Research Networks and Coordination Center
The National Institute of Mental Health (NIMH) is currently supporting three research projects as part of the Accelerating Medicines Partnership (AMP®) SCZ program:
Barnaby Nelson, Ph.D., head of ultra-high risk for psychosis research at the Center for Youth Mental Health at the University of Melbourne and at Orygen, Melbourne, Australia, and Patrick McGorry, M.D., Ph.D., head of the Center for Youth Mental Health at the University of Melbourne and executive director of Orygen, are leading a multisite project focused on developing models that can predict a wide range of clinical outcomes in clinical high risk (CHR) individuals. As part of this project, Nelson and colleagues will collect a diverse set of biomarkers along with clinical data to develop CHR trajectory-prediction tools that can be used to facilitate the selection of CHR individuals to enroll in clinical trials and monitor disease progression and outcomes.

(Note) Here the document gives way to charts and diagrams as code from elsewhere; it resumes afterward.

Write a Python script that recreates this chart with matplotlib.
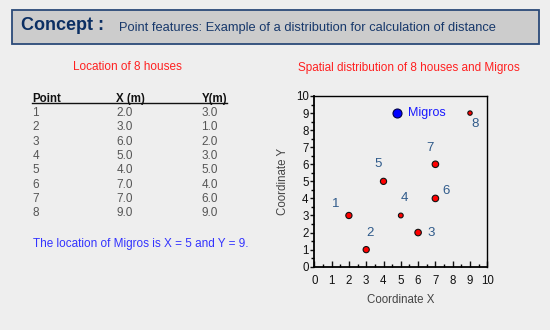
import matplotlib
matplotlib.use("Agg")
import matplotlib.pyplot as plt
from matplotlib.patches import Rectangle
from matplotlib.lines import Line2D
from matplotlib.ticker import MultipleLocator

plt.rcParams['font.family'] = ['Liberation Sans', 'DejaVu Sans']

# ---- data ----
points = [1, 2, 3, 4, 5, 6, 7, 8]
xs = [2.0, 3.0, 6.0, 5.0, 4.0, 7.0, 7.0, 9.0]
ys = [3.0, 1.0, 2.0, 3.0, 5.0, 4.0, 6.0, 9.0]
migros_x = 5
migros_y = 9
header = ["Point", "X (m)", "Y(m)"]
axis_ticks = [0, 1, 2, 3, 4, 5, 6, 7, 8, 9, 10]

# ---- styles ----
W, H = 550, 330
BG = '#eeeeee'
marker_sizes = [20, 20, 22, 12, 20, 22, 22, 10]
label_offsets = [(-9.5, 8.6), (2.5, 12.3), (9.3, -0.6), (2.9, 12.3),
                 (-3.7, 12.3), (8.0, 5.3), (-4.0, 11.4), (3.4, -8.1)]
migros_plot_x = 4.8  # drawn slightly left of 5 in the reference

fig = plt.figure(figsize=(W / 100, H / 100), dpi=100, facecolor=BG)


def fx(px):
    return px / W


def fy(py):
    return 1 - py / H


# header box
fig.patches.append(Rectangle((fx(11.5), fy(44)), fx(539) - fx(11.5), fy(9.5) - fy(44),
                             transform=fig.transFigure, facecolor='#cccccc',
                             edgecolor='#2b4a78', linewidth=1.3, zorder=0))
fig.text(fx(21), fy(25), "Concept :", fontsize=13, fontweight='bold',
         color='#0b2f63', va='center', ha='left')
fig.text(fx(119), fy(28.5), "Point features: Example of a distribution for calculation of distance",
         fontsize=9.3, color='#17386b', va='center', ha='left')

# table
fig.text(fx(127), fy(66.5), "Location of 8 houses", fontsize=8.5, color='#ff2020',
         ha='center', va='center')
col_x = [32.5, 116.5, 201.5]
for cx, h in zip(col_x, header):
    fig.text(fx(cx), fy(102), h, fontsize=8.3, fontweight='bold', color='#111111',
             ha='left', va='baseline')
fig.lines.append(Line2D([fx(32), fx(227)], [fy(103), fy(103)], transform=fig.transFigure,
                        color='#111111', linewidth=1.0))
for i, (p, x, y) in enumerate(zip(points, xs, ys)):
    ry = 116 + i * 14.3
    for cx, val in zip(col_x, [str(p), f"{x:.1f}", f"{y:.1f}"]):
        fig.text(fx(cx), fy(ry), val, fontsize=8.5, color='#555555', ha='left', va='baseline')

fig.text(fx(33), fy(243.5), f"The location of Migros is X = {migros_x} and Y = {migros_y}.",
         fontsize=8.5, color='#3333ff', ha='left', va='center')

# scatter title
fig.text(fx(408.5), fy(68.5), "Spatial distribution of 8 houses and Migros",
         fontsize=8.5, color='#ff2020', ha='center', va='center')

# axes
ax = fig.add_axes([fx(314.3), fy(266.7), fx(487.3) - fx(314.3), fy(96) - fy(266.7)])
ax.set_facecolor(BG)
ax.set_xlim(0, 10)
ax.set_ylim(0, 10)
ax.set_xticks(axis_ticks)
ax.set_yticks(axis_ticks)
ax.xaxis.set_minor_locator(MultipleLocator(0.5))
ax.yaxis.set_minor_locator(MultipleLocator(0.5))
ax.tick_params(axis='x', which='major', direction='in', length=4, width=1,
               labelsize=8.3, pad=6, colors='#111111')
ax.tick_params(axis='x', which='minor', direction='in', length=2, width=1)
ax.tick_params(axis='y', which='major', direction='out', length=3, width=1,
               labelsize=8.3, pad=1, colors='#111111')
ax.tick_params(axis='y', which='minor', direction='out', length=2, width=1)
for s in ['left', 'bottom']:
    ax.spines[s].set_linewidth(1.3)
for s in ['top', 'right']:
    ax.spines[s].set_linewidth(1.0)
ax.set_xlabel("Coordinate X", fontsize=8.3, color='#444444', labelpad=5)
ax.set_ylabel("Coordinate Y", fontsize=8.3, color='#444444', labelpad=5)

ax.scatter(xs, ys, s=marker_sizes, color='#ff0000', edgecolor='#111111',
           linewidth=0.8, zorder=3, clip_on=False)
for p, x, y, off in zip(points, xs, ys, label_offsets):
    ax.annotate(str(p), (x, y), xytext=off, textcoords='offset points',
                fontsize=9.5, color='#2f5a8a', ha='center', va='center')

ax.scatter([migros_plot_x], [migros_y], s=42, color='#0000ff', edgecolor='#000044',
           linewidth=0.8, zorder=3)
ax.annotate("Migros", (migros_plot_x, migros_y), xytext=(8, 0), textcoords='offset points',
            fontsize=9, color='#1a1aff', ha='left', va='center')

fig.savefig("out.png", dpi=100, facecolor=BG)
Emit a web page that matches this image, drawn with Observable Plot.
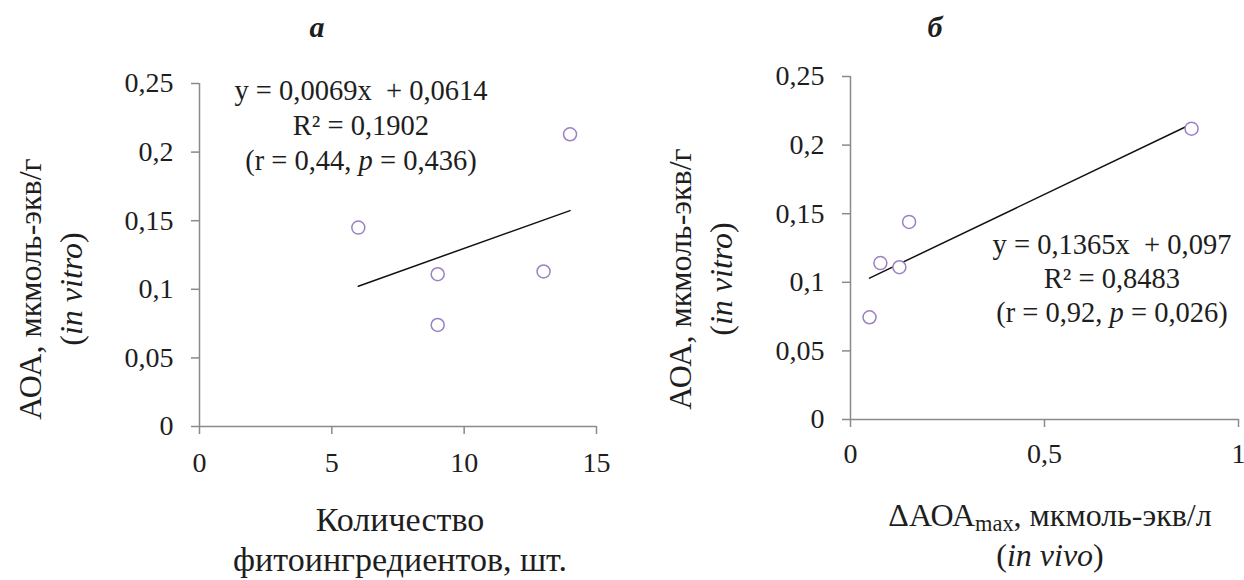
<!DOCTYPE html>
<html>
<head>
<meta charset="utf-8">
<script src="https://cdn.jsdelivr.net/npm/d3@7"></script>
<script src="https://cdn.jsdelivr.net/npm/@observablehq/plot@0.6"></script>
</head>
<body style="margin:0;background:#fff">
<div id="wrap" style="position:relative;width:1244px;height:580px;overflow:hidden;background:#fff;font-family:'Liberation Serif', serif;color:#1e1e1e"></div>
<script>
// ---------- data ----------
const panelLetters = ["а", "б"];
// panel а: number of phyto-ingredients vs AOA in vitro
const xA = [6, 9, 9, 13, 14];
const yA = [0.145, 0.111, 0.074, 0.113, 0.213];
// panel б: ΔAOA max in vivo vs AOA in vitro
const xB = [0.049, 0.077, 0.126, 0.151, 0.879];
const yB = [0.0745, 0.114, 0.111, 0.144, 0.212];

const yTicks = [0, 0.05, 0.1, 0.15, 0.2, 0.25];
const xTicksA = [0, 5, 10, 15];
const xTicksB = [0, 0.5, 1];

const eqA = ["y = 0,0069x  + 0,0614", "R² = 0,1902", "(r = 0,44, p = 0,436)"];
const eqB = ["y = 0,1365x  + 0,097", "R² = 0,8483", "(r = 0,92, p = 0,026)"];

const yTitle = ["АОА, мкмоль-экв/г", "in vitro"];
const xTitleA = ["Количество", "фитоингредиентов, шт."];
const xTitleB = ["ΔАОА", "max", ", мкмоль-экв/л", "in vivo"];

// ---------- helpers ----------
const comma = d => String(d).replace(".", ",");
const AXIS = "#8a8a8a";
const DOT = "#9d80c4";
const FONT = "'Liberation Serif', serif";

function panel(xs, ys, opts) {
  const data = xs.map((x, i) => ({x, y: ys[i]}));
  return Plot.plot({
    width: 622,
    height: 580,
    marginLeft: opts.ml, marginRight: opts.mr, marginTop: opts.mt, marginBottom: opts.mb,
    style: {fontFamily: FONT, fontSize: "28px", color: "#1e1e1e", background: "transparent", overflow: "visible"},
    x: {domain: opts.xdomain},
    y: {domain: [0, 0.25]},
    marks: [
      Plot.ruleX([0], {stroke: AXIS, strokeWidth: 1.5}),
      Plot.ruleY([0], {stroke: AXIS, strokeWidth: 1.5}),
      Plot.axisY({ticks: yTicks, tickFormat: comma, tickSize: 8, tickPadding: 18, stroke: AXIS, strokeWidth: 1.5, label: null, fontFamily: FONT, fontSize: 28}),
      Plot.axisX({ticks: opts.xticks, tickFormat: comma, tickSize: 8, tickPadding: opts.xpad, stroke: AXIS, strokeWidth: 1.5, label: null, fontFamily: FONT, fontSize: 28}),
      Plot.linearRegressionY(data, {x: "x", y: "y", stroke: "#111", strokeWidth: 1.5, ci: 0}),
      Plot.dot(data, {x: "x", y: "y", r: 6.5, stroke: DOT, strokeWidth: 1.5, fill: "white"})
    ]
  });
}

const wrap = document.getElementById("wrap");
function addPanel(svg, left) {
  const d = document.createElement("div");
  d.style.position = "absolute";
  d.style.top = "0px";
  d.style.left = left + "px";
  svg.style.fontFamily = FONT;
  d.appendChild(svg);
  wrap.appendChild(d);
}
addPanel(panel(xA, yA, {ml: 199, mr: 26, mt: 83, mb: 154, xdomain: [0, 15], xticks: xTicksA, xpad: 18}), 0);
addPanel(panel(xB, yB, {ml: 228, mr: 6, mt: 76, mb: 161, xdomain: [0, 1], xticks: xTicksB, xpad: 16}), 622);

function addDiv(html, css) {
  const d = document.createElement("div");
  d.innerHTML = html;
  d.style.position = "absolute";
  d.style.whiteSpace = "nowrap";
  d.style.fontFamily = FONT;
  Object.assign(d.style, css);
  wrap.appendChild(d);
  return d;
}
const ital = s => s.replace(/p =/, "<i>p</i> =");

// panel letters
addDiv(panelLetters[0], {left: "317px", top: "12px", transform: "translateX(-50%)", fontSize: "30px", lineHeight: "30px", fontWeight: "bold", fontStyle: "italic"});
addDiv(panelLetters[1], {left: "935px", top: "12px", transform: "translateX(-50%)", fontSize: "30px", lineHeight: "30px", fontWeight: "bold", fontStyle: "italic"});

// equations
addDiv(eqA.map(ital).join("<br>"), {left: "361px", top: "73px", transform: "translateX(-50%)", fontSize: "28.5px", lineHeight: "35px", textAlign: "center", whiteSpace: "pre"});
addDiv(eqB.map(ital).join("<br>"), {left: "1112px", top: "228px", transform: "translateX(-50%)", fontSize: "28.5px", lineHeight: "34px", textAlign: "center", whiteSpace: "pre"});

// y titles (rotated)
const yHtml = yTitle[0] + "<br>(<i>" + yTitle[1] + "</i>)";
addDiv(yHtml, {left: "51px", top: "289px", transform: "translate(-50%,-50%) rotate(-90deg)", fontSize: "32px", lineHeight: "41px", textAlign: "center"});
addDiv(yHtml, {left: "701px", top: "279px", transform: "translate(-50%,-50%) rotate(-90deg)", fontSize: "32px", lineHeight: "41px", textAlign: "center"});

// x titles
addDiv(xTitleA.join("<br>"), {left: "400px", top: "500px", transform: "translateX(-50%)", fontSize: "34px", lineHeight: "40px", textAlign: "center"});
addDiv(xTitleB[0] + "<span style='font-size:0.7em;vertical-align:-0.22em;line-height:0'>" + xTitleB[1] + "</span>" + xTitleB[2],
  {left: "1050px", top: "497px", transform: "translateX(-50%)", fontSize: "32px", lineHeight: "36px", textAlign: "center"});
addDiv("(<i>" + xTitleB[3] + "</i>)",
  {left: "1050px", top: "537px", transform: "translateX(-50%)", fontSize: "32px", lineHeight: "36px", textAlign: "center"});
</script>
</body>
</html>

ProNET: Psychosis-Risk Outcomes Network
Scott Woods. M.D., Professor of Psychiatry at Yale University, and co-principal investigators Carrie Bearden, Ph.D., Professor of Psychiatry and Biobehavioral Sciences and Psychology at the University of California, Los Angeles, and John Kane, M.D., Professor and Chair of Psychiatry at the Donald and Barbara Zucker School of Medicine at Hofstra/Northwell, are leading a multisite project, including 26 international sites, mapping a wide range of biomarkers (including brain structure and function, psychopathology and cognition, genetics, behavior, and natural language and speech) onto a set of CHR trajectories and outcomes. Woods and colleagues will then test whether data-driven variation in these biomarkers can be used to identify different trajectories of risk and resilience.
Martha E. Shenton, Ph.D., Professor of Psychiatry and Radiology at Harvard Medical School and Founding Director of the Psychiatry Neuroimaging Laboratory at Brigham and Women’s Hospital, and Rene Kahn, M.D., Ph.D, Chair of the Department of Psychiatry and Behavioral Health at Icahn School of Medicine at Mount Sinai, are leading a project creating a data processing, analysis, and coordination center that will integrate and analyze CHR biomarker and clinical data generated by the two multisite research networks as well as key existing CHR-related datasets. Using these data, the researchers plan to develop algorithms that can identify biomarkers that predict CHR outcomes — biomarkers that can then be used to identify clinically useful subtypes of CHR.
Data generated by the research networks will be archived and made publicly available (according to institutional approvals) in the AMP SCZ Program Data Repository within the NIMH Data Archive.